Adding Grafana Dashboards

There are two ways to add dashboards to Grafana:

  • Deploy an existing dashboard from grafana.com

    • Open the deployed Grafana in your browser and log in.

    • On the home page of Grafana, hover your mousecursor over the + button on the left sidebar and click on the import menuitem.

    • Select an existing dashboard for your purpose from https://grafana.com/dashboards. Copy the URL to the clipboard.

    • Paste the URL (for example) https://grafana.com/dashboards/3131 into the first input field to import the "Kubernetes All Nodes" Grafana Dashboard. After pasting in the url, the view will change to another form.

    • Now select the "Prometheus" datasource in the prometheus field and click on the import button.

    • The browser will redirect you to your newly created dashboard.

  • Deploy a configuration file containing the dashboard definition.

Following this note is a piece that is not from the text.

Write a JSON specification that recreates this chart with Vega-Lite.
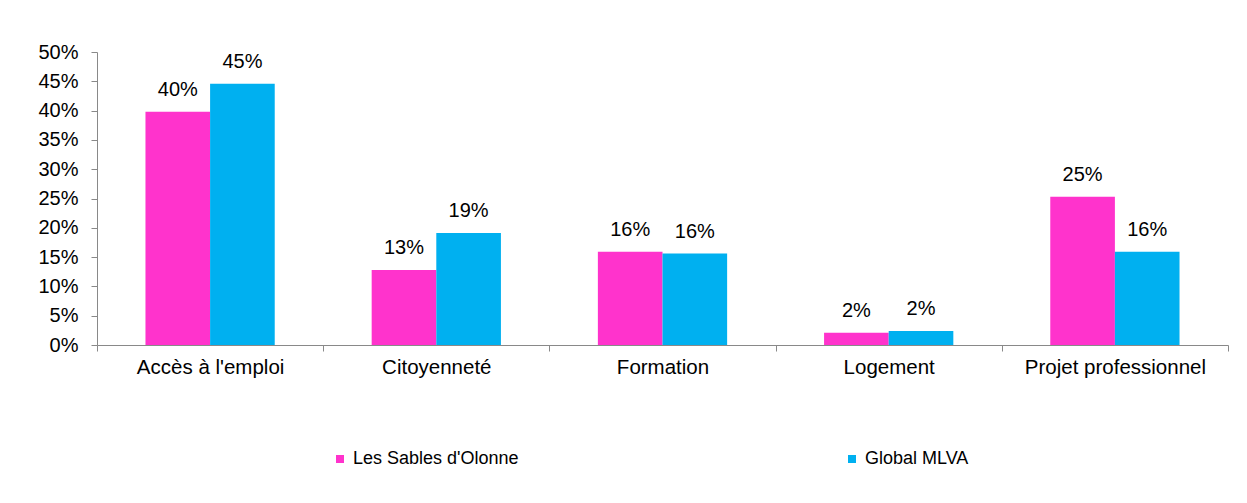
{
  "$schema": "https://vega.github.io/schema/vega-lite/v6.json",
  "width": 1131,
  "height": 293,
  "autosize": {"type": "none"},
  "padding": {"left": 97, "top": 52, "right": 19, "bottom": 158},
  "background": "white",
  "config": {
    "font": "Liberation Sans",
    "view": {"stroke": null}
  },
  "data": {
    "values": [
      {"categorie": "Accès à l'emploi", "serie": "Les Sables d'Olonne", "valeur": 0.398},
      {"categorie": "Accès à l'emploi", "serie": "Global MLVA", "valeur": 0.446},
      {"categorie": "Citoyenneté", "serie": "Les Sables d'Olonne", "valeur": 0.128},
      {"categorie": "Citoyenneté", "serie": "Global MLVA", "valeur": 0.191},
      {"categorie": "Formation", "serie": "Les Sables d'Olonne", "valeur": 0.159},
      {"categorie": "Formation", "serie": "Global MLVA", "valeur": 0.156},
      {"categorie": "Logement", "serie": "Les Sables d'Olonne", "valeur": 0.021},
      {"categorie": "Logement", "serie": "Global MLVA", "valeur": 0.024},
      {"categorie": "Projet professionnel", "serie": "Les Sables d'Olonne", "valeur": 0.253},
      {"categorie": "Projet professionnel", "serie": "Global MLVA", "valeur": 0.159}
    ]
  },
  "encoding": {
    "x": {
      "field": "categorie",
      "type": "nominal",
      "sort": null,
      "title": null,
      "scale": {"paddingInner": 0, "paddingOuter": 0},
      "axis": {
        "labelAngle": 0,
        "tickBand": "extent",
        "domainColor": "#898989",
        "tickColor": "#898989",
        "tickSize": 6,
        "labelFontSize": 20.5,
        "labelColor": "#000000",
        "labelPadding": 6,
        "labelLimit": 400
      }
    },
    "xOffset": {
      "field": "serie",
      "type": "nominal",
      "sort": ["Les Sables d'Olonne", "Global MLVA"],
      "scale": {"paddingInner": 0, "paddingOuter": 0.75}
    },
    "y": {
      "field": "valeur",
      "type": "quantitative",
      "title": null,
      "scale": {"domain": [0, 0.5], "nice": false},
      "axis": {
        "format": ".0%",
        "values": [0, 0.05, 0.1, 0.15, 0.2, 0.25, 0.3, 0.35, 0.4, 0.45, 0.5],
        "grid": false,
        "domainColor": "#898989",
        "tickColor": "#898989",
        "tickSize": 6,
        "labelFontSize": 20,
        "labelColor": "#000000",
        "labelPadding": 13
      }
    }
  },
  "layer": [
    {
      "mark": {"type": "bar"},
      "encoding": {
        "color": {
          "field": "serie",
          "type": "nominal",
          "sort": ["Les Sables d'Olonne", "Global MLVA"],
          "scale": {"domain": ["Les Sables d'Olonne", "Global MLVA"], "range": ["#FF33CC", "#00B0F0"]},
          "legend": {
            "title": null,
            "orient": "none",
            "legendX": 234,
            "legendY": 398,
            "direction": "horizontal",
            "columns": 2,
            "columnPadding": 324,
            "padding": 0,
            "symbolType": "square",
            "symbolSize": 64,
            "symbolStrokeWidth": 0,
            "labelFontSize": 18,
            "labelColor": "#000000",
            "labelOffset": 4,
            "labelLimit": 400
          }
        }
      }
    },
    {
      "mark": {"type": "text", "baseline": "alphabetic", "dy": -16, "fontSize": 20, "color": "#000000"},
      "encoding": {
        "text": {"field": "valeur", "type": "quantitative", "format": ".0%"}
      }
    }
  ]
}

    • Create your dashboard defintion file as a ConfigMap, for example grafana-dashboards-caasp-cluster.yaml.

      ---
      apiVersion: v1
      kind: ConfigMap
      metadata:
        name: grafana-dashboards-caasp-cluster
        namespace: monitoring
        labels:
           grafana_dashboard: "1"
      data:
        caasp-cluster.json: |-
          {
            "__inputs": [
              {
                "name": "DS_PROMETHEUS",
                "label": "Prometheus",
                "description": "",
                "type": "datasource",
                "pluginId": "prometheus",
                "pluginName": "Prometheus"
              }
            ],
            "__requires": [
              {
                "type": "grafana",
      [...]
      continues with definition of dashboard JSON
      [...]
               
    • Apply the ConfigMap to the cluster.

      tux > kubectl apply -f grafana-dashboards-caasp-cluster.yaml
              

    You can find a couple of dashboard examples for SUSE CaaS Platform in the Kubic project on GitHub. This repo provides dashboards to visualize Kubernetes resources.